La finalidad de los sufrimientos espirituales de Jesús, el Verbo hecho carne
El peor sufrimiento de Jesús en su Pasión fue el abandono, la desolación, la noche oscura del alma y verse rechazado por Su Padre como Dios rechaza el pecado. Él en la cruz dio a conocer su abandono para que lo supiésemos.
Ya durante la oración en el huerto de Getsemaní, Jesús, el Verbo hecho carne, sufrió un miedo indecible ante lo que se le avecinaba. Este miedo, que Él quiso que supiésemos que pasó, significa que entonces no disponía del don de fortaleza; lo que parece indicar que le habían sido eclipsados o retirados los dones del Espíritu Santo.
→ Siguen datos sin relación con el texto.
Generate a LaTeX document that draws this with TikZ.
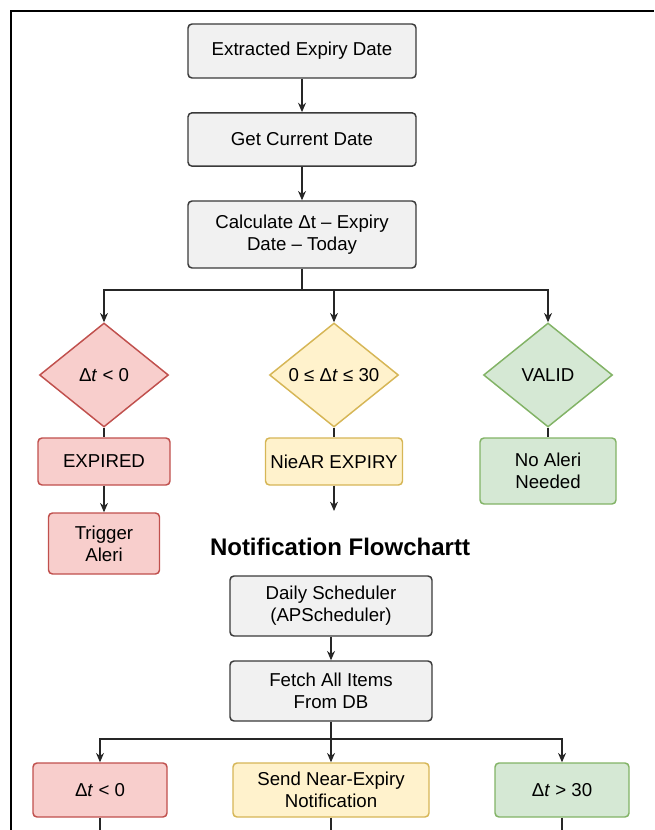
\documentclass[tikz,border=0pt]{standalone}
\usepackage{fontspec}
\setmainfont{Liberation Sans}
\usetikzlibrary{shapes.geometric,arrows.meta}

\definecolor{greyfill}{HTML}{F1F1F1}
\definecolor{greyline}{HTML}{3A3A3A}
\definecolor{redfill}{HTML}{F8CECC}
\definecolor{redline}{HTML}{C0504D}
\definecolor{yellowfill}{HTML}{FFF2CC}
\definecolor{yellowline}{HTML}{D6B656}
\definecolor{greenfill}{HTML}{D5E8D4}
\definecolor{greenline}{HTML}{82B366}

\tikzset{every picture/.style={line width=0.75pt},
  box/.style={draw=greyline, fill=greyfill, rounded corners=3pt, line width=1.1pt,
    align=center, inner sep=2pt, font=\fontsize{14}{16.5}\selectfont},
  redbox/.style={box, draw=redline, fill=redfill},
  yellowbox/.style={box, draw=yellowline, fill=yellowfill},
  greenbox/.style={box, draw=greenline, fill=greenfill},
  decision/.style={diamond, inner sep=0pt, line width=1.1pt, align=center,
    minimum width=96.75pt, minimum height=78pt, font=\fontsize{14}{16.5}\selectfont},
  arr/.style={-{Stealth[length=7pt,width=6pt]}},
  link/.style={draw=black!85, line width=0.8pt}
}

\begin{document}
\begin{tikzpicture}[
            x=0.75pt,
            y=0.75pt,
            yscale=-1,
            xscale=1
        ]
            \useasboundingbox (0,0) rectangle (654,830);
            % frame
            \draw [line width=1.6pt] (11,830) -- (11,11) -- (654,11);

            % expiry check
            \node [box, minimum width=171pt, minimum height=40.5pt] (extract) at (302,51) {Extracted Expiry Date};
            \node [box, minimum width=171pt, minimum height=40pt] (today) at (302,139.5) {Get Current Date};
            \node [box, minimum width=171pt, minimum height=50.25pt] (calc) at (302,234.5) {Calculate Δt – Expiry\\Date – Today};

            \node [decision, draw=redline, fill=redfill] (neg) at (104,375) {Δ\textit{t} < 0};
            \node [decision, draw=yellowline, fill=yellowfill] (near) at (334,375) {0 ≤ Δ\textit{t} ≤ 30};
            \node [decision, draw=greenline, fill=greenfill] (valid) at (548,375) {VALID};

            \node [redbox, minimum width=99pt, minimum height=35.25pt] (expired) at (104,461.5) {EXPIRED};
            \node [yellowbox, minimum width=102.75pt, minimum height=35.25pt] (nearexp) at (334,461.5) {NieAR EXPIRY};
            \node [greenbox, minimum width=102pt, minimum height=49.5pt] (noalert) at (548,471) {No Aleri\\Needed};
            \node [redbox, minimum width=83.25pt, minimum height=45.75pt] (trigger) at (104,543.5) {Trigger\\Aleri};

            \coordinate (split1) at (302,290);
            \coordinate (nearend) at (334,511);

            \draw [link, arr] (extract) -- (today);
            \draw [link, arr] (today) -- (calc);
            \draw [link] (calc) -- (split1);
            \draw [link, arr] (split1) -| (neg.north);
            \draw [link, arr] (split1) -| (near.north);
            \draw [link, arr] (split1) -| (valid.north);
            \draw [link] (neg) -- (expired);
            \draw [link] (near) -- (nearexp);
            \draw [link] (valid) -- (noalert);
            \draw [link, arr] (expired) -- (trigger);
            \draw [link, arr] (nearexp) -- (nearend);

            % notification part
            \node [font=\fontsize{18}{21}\selectfont\bfseries] (title) at (340,547) {Notification Flowchartt};

            \node [box, minimum width=151.5pt, minimum height=45pt] (sched) at (331,606) {Daily Scheduler\\(APScheduler)};
            \node [box, minimum width=151.5pt, minimum height=45pt] (fetch) at (331,691) {Fetch All Items\\From DB};

            \node [redbox, minimum width=100.5pt, minimum height=40.5pt] (past) at (100,790) {Δ\textit{t} < 0};
            \node [yellowbox, minimum width=147pt, minimum height=40.5pt] (send) at (331,790) {Send Near-Expiry\\Notification};
            \node [greenbox, minimum width=100.5pt, minimum height=40.5pt] (later) at (562,790) {Δ\textit{t} > 30};

            \coordinate (split2) at (331,739);
            \coordinate (pastend) at (100,830);
            \coordinate (sendend) at (331,830);
            \coordinate (laterend) at (562,830);

            \draw [link, arr] (sched) -- (fetch);
            \draw [link] (fetch) -- (split2);
            \draw [link, arr] (split2) -| (past.north);
            \draw [link, arr] (split2) -- (send.north);
            \draw [link, arr] (split2) -| (later.north);
            \draw [link] (past) -- (pastend);
            \draw [link] (send) -- (sendend);
            \draw [link] (later) -- (laterend);
        \end{tikzpicture}
\end{document}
En el huerto llegó a pedirle al Padre que, si podía ser, pasase de Él aquel cáliz. Se lo pidió con la oración perfecta, que es añadir: "hágase Tú voluntad y no la mía". No podía ser, porque Jesús ya había instituido la Eucaristía. Había dado a comer el pan consagrado diciendo no sólo "esto es mi cuerpo", sino "esto es mi cuerpo, que será entregado por vosotros". Y diciendo no sólo "este es el cáliz de mi sangre", sino "que será derramada por vosotros y por muchos para el perdón de los pecados". Y ahora tenía que entregar su cuerpo y derramar su sangre.
Jesús sufrió todo esto tan atroz, incluyendo el abandono, la desolación, la noche oscura del alma y hasta el rechazo, por amor al Padre con obediencia total hasta la muerte y por amor misericordioso a cada uno de nosotros, para que tuviésemos su reino salvador en nuestra alma e hiciésemos así la voluntad de Dios cada uno personalmente y todos socialmente. Y para que se haga la voluntad de Dios en la tierra, como en el cielo, como no en vano nos mandó que pidamos, y como se hará cuando Jesús el Verbo hecho carne implante plenamente a su vuelta el reino de Dios en todos los corazones y en todas las naciones.
Esta fue y es su fuerza, el amor más fuerte que la muerte.